((

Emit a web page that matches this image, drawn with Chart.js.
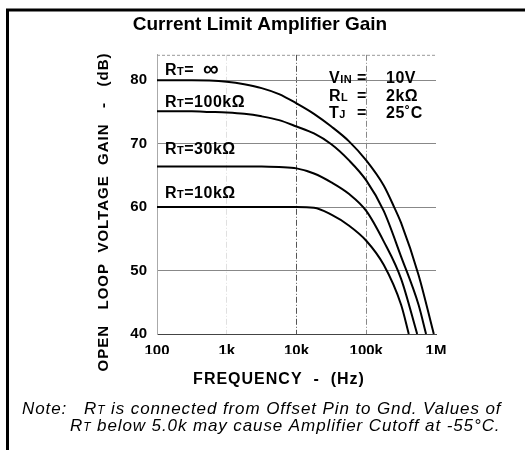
<!DOCTYPE html>
<html>
<head>
<meta charset="utf-8">
<script src="https://cdn.jsdelivr.net/npm/chart.js@4"></script>
<style>
  html, body { margin: 0; padding: 0; background: #fff; }
  #wrap { width: 525px; height: 450px; }
</style>
</head>
<body>
<div id="wrap"><canvas id="gainChart" width="525" height="450"></canvas></div>
<script>
const FONT = '"Liberation Sans", Arial, Helvetica, sans-serif';

// frequency ticks (Hz) and their labels
const freqTicks = [100, 1000, 10000, 100000, 1000000];
const freqLabels = ["100", "1k", "10k", "100k", "1M"];
const gainTicks = [40, 50, 60, 70, 80];

// curves: frequency (Hz) / gain (dB)
const freqInf = [100, 316, 562, 1000, 1780, 3160, 5620, 10000, 17800, 31600, 56200, 100000, 178000, 251000, 316000, 562000, 930000];
const gainInf = [80, 80, 79.95, 79.75, 79.35, 78.75, 77.8, 76.35, 74.7, 72.7, 70.4, 67.35, 63.4, 60, 57.5, 49.3, 40];

const freq100k = [100, 316, 562, 1000, 1780, 3160, 5620, 10000, 17800, 31600, 56200, 100000, 178000, 316000, 562000, 720000];
const gain100k = [75.1, 75.1, 75.0, 74.9, 74.7, 74.3, 73.7, 72.7, 71.6, 69.9, 67.4, 64.2, 59.4, 52.2, 44.6, 40];

const freq30k = [100, 3160, 5620, 10000, 17800, 31600, 56200, 100000, 178000, 316000, 537000];
const gain30k = [66.4, 66.4, 66.3, 66.1, 65.3, 63.9, 62.1, 59.4, 54.6, 48.7, 40];

const freq10k = [100, 10000, 17800, 31600, 56200, 100000, 178000, 316000, 407000];
const gain10k = [60, 60, 59.9, 58.8, 57.1, 54.7, 50.9, 44.6, 40];

function pts(xs, ys) {
  return xs.map((x, i) => ({ x: x, y: ys[i] }));
}

function curve(xs, ys) {
  return {
    data: pts(xs, ys),
    showLine: true,
    borderColor: "#000",
    borderWidth: 2,
    pointRadius: 0,
    cubicInterpolationMode: "monotone",
    fill: false
  };
}

// draws text made of pieces of different sizes (for the small-cap subscripts)
function runs(ctx, x, y, parts, style) {
  parts.forEach(p => {
    ctx.font = style + " " + p[1] + "px " + FONT;
    ctx.fillText(p[0], x, y);
    x += ctx.measureText(p[0]).width;
  });
  return x;
}

const decorPlugin = {
  id: "decor",
  beforeDatasetsDraw(chart) {
    const ctx = chart.ctx;
    const a = chart.chartArea;
    ctx.save();
    // dotted top edge of the plot
    ctx.strokeStyle = "#999";
    ctx.lineWidth = 1;
    ctx.setLineDash([3, 2]);
    ctx.beginPath();
    ctx.moveTo(a.left, a.top + 0.5);
    ctx.lineTo(a.right, a.top + 0.5);
    ctx.stroke();
    ctx.restore();
  },
  afterDraw(chart) {
    const ctx = chart.ctx;
    const a = chart.chartArea;
    const ys = chart.scales.y;
    ctx.save();

    // outer frame (top and left)
    ctx.strokeStyle = "#000";
    ctx.lineWidth = 3;
    ctx.beginPath();
    ctx.moveTo(525, 10);
    ctx.lineTo(7.5, 10);
    ctx.lineTo(7.5, 450);
    ctx.stroke();

    ctx.fillStyle = "#000";
    ctx.textBaseline = "alphabetic";
    ctx.textAlign = "left";

    // curve labels
    const lx = a.left + 8;
    ctx.letterSpacing = "0.5px";
    runs(ctx, lx, ys.getPixelForValue(80.8), [["R", 16], ["T", 11], ["=  ", 16]], "bold");
    ctx.font = "bold 22px " + FONT;
    ctx.fillText("\u221E", lx + 38, ys.getPixelForValue(80.8) + 1);
    runs(ctx, lx, ys.getPixelForValue(75.7), [["R", 16], ["T", 11], ["=100k\u03A9", 16]], "bold");
    runs(ctx, lx, ys.getPixelForValue(68.3), [["R", 16], ["T", 11], ["=30k\u03A9", 16]], "bold");
    runs(ctx, lx, ys.getPixelForValue(61.5), [["R", 16], ["T", 11], ["=10k\u03A9", 16]], "bold");

    // test conditions
    const cx = a.left + 172;
    const rows = [
      [["V", 16], ["IN", 11]], "=", "10V",
      [["R", 16], ["L", 11]], "=", "2k\u03A9",
      [["T", 16], ["J", 11]], "=", "25\u02DAC"
    ];
    const rowY = [83, 101, 118];
    for (let r = 0; r < 3; r++) {
      runs(ctx, cx, rowY[r], rows[r * 3], "bold");
      runs(ctx, cx + 28, rowY[r], [[rows[r * 3 + 1], 16]], "bold");
      runs(ctx, cx + 57, rowY[r], [[rows[r * 3 + 2], 16]], "bold");
    }
    ctx.letterSpacing = "0px";

    // y axis title (rotated)
    ctx.save();
    ctx.translate(104, 212);
    ctx.rotate(-Math.PI / 2);
    ctx.font = "bold 15px " + FONT;
    ctx.letterSpacing = "1px";
    ctx.textAlign = "center";
    ctx.textBaseline = "middle";
    ctx.fillText("OPEN   LOOP  VOLTAGE  GAIN   -   (dB)", 0, 0);
    ctx.restore();

    // x axis title
    ctx.save();
    ctx.font = "bold 16px " + FONT;
    ctx.letterSpacing = "1px";
    ctx.textAlign = "center";
    ctx.textBaseline = "middle";
    ctx.fillText("FREQUENCY  -  (Hz)", 279, 380);
    ctx.restore();

    // note below the chart
    ctx.letterSpacing = "0.9px";
    runs(ctx, 22, 414, [["Note:   R", 17], ["T", 12], [" is connected from Offset Pin to Gnd. Values of", 17]], "italic");
    runs(ctx, 70, 431, [["R", 17], ["T", 12], [" below 5.0k may cause Amplifier Cutoff at -55\u00B0C.", 17]], "italic");

    ctx.restore();
  }
};

new Chart("gainChart", {
  type: "scatter",
  data: {
    datasets: [
      curve(freqInf, gainInf),
      curve(freq100k, gain100k),
      curve(freq30k, gain30k),
      curve(freq10k, gain10k)
    ]
  },
  options: {
    responsive: false,
    animation: false,
    layout: { padding: { left: 84, right: 89, top: 0, bottom: 96 } },
    plugins: {
      legend: { display: false },
      tooltip: { enabled: false },
      title: {
        display: true,
        text: "Current Limit Amplifier Gain",
        color: "#000",
        font: { family: FONT, size: 19, weight: "bold" },
        padding: { top: 13, bottom: 19 }
      }
    },
    scales: {
      x: {
        type: "logarithmic",
        min: 100,
        max: 1000000,
        afterBuildTicks: s => { s.ticks = freqTicks.map(v => ({ value: v })); },
        afterFit: s => { s.height = 20; },
        ticks: {
          color: "#000",
          padding: 8,
          maxRotation: 0,
          autoSkip: false,
          font: { family: FONT, size: 15, weight: "bold" },
          callback: (v) => freqLabels[freqTicks.indexOf(v)]
        },
        grid: {
          drawTicks: false,
          color: c => ["#aaa", "rgba(0,0,0,0.12)", "#555", "#888", "rgba(0,0,0,0)"][c.index] || "#aaa"
        },
        border: { display: true, color: "#444", dash: [6, 2, 1, 2] }
      },
      y: {
        min: 40,
        max: 84,
        afterBuildTicks: s => { s.ticks = gainTicks.map(v => ({ value: v })); },
        afterFit: s => { s.width = 73; },
        ticks: {
          color: "#000",
          padding: 10,
          font: { family: FONT, size: 15, weight: "bold" }
        },
        grid: {
          drawTicks: false,
          color: c => (c.tick && c.tick.value === 40) ? "#333" : "#888"
        },
        border: { display: true, color: "#aaa" }
      }
    }
  },
  plugins: [decorPlugin]
});
</script>
</body>
</html>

))

Repeat the lines above, starting at the first and stopping after the line that holds "const gainTicks = [40, 50, 60, 70, 80];", with the pictures left out.

Emit a web page that matches this image, drawn with Chart.js.
<!DOCTYPE html>
<html>
<head>
<meta charset="utf-8">
<script src="https://cdn.jsdelivr.net/npm/chart.js@4"></script>
<style>
  html, body { margin: 0; padding: 0; background: #fff; }
  #wrap { width: 525px; height: 450px; }
</style>
</head>
<body>
<div id="wrap"><canvas id="gainChart" width="525" height="450"></canvas></div>
<script>
const FONT = '"Liberation Sans", Arial, Helvetica, sans-serif';

// frequency ticks (Hz) and their labels
const freqTicks = [100, 1000, 10000, 100000, 1000000];
const freqLabels = ["100", "1k", "10k", "100k", "1M"];
const gainTicks = [40, 50, 60, 70, 80];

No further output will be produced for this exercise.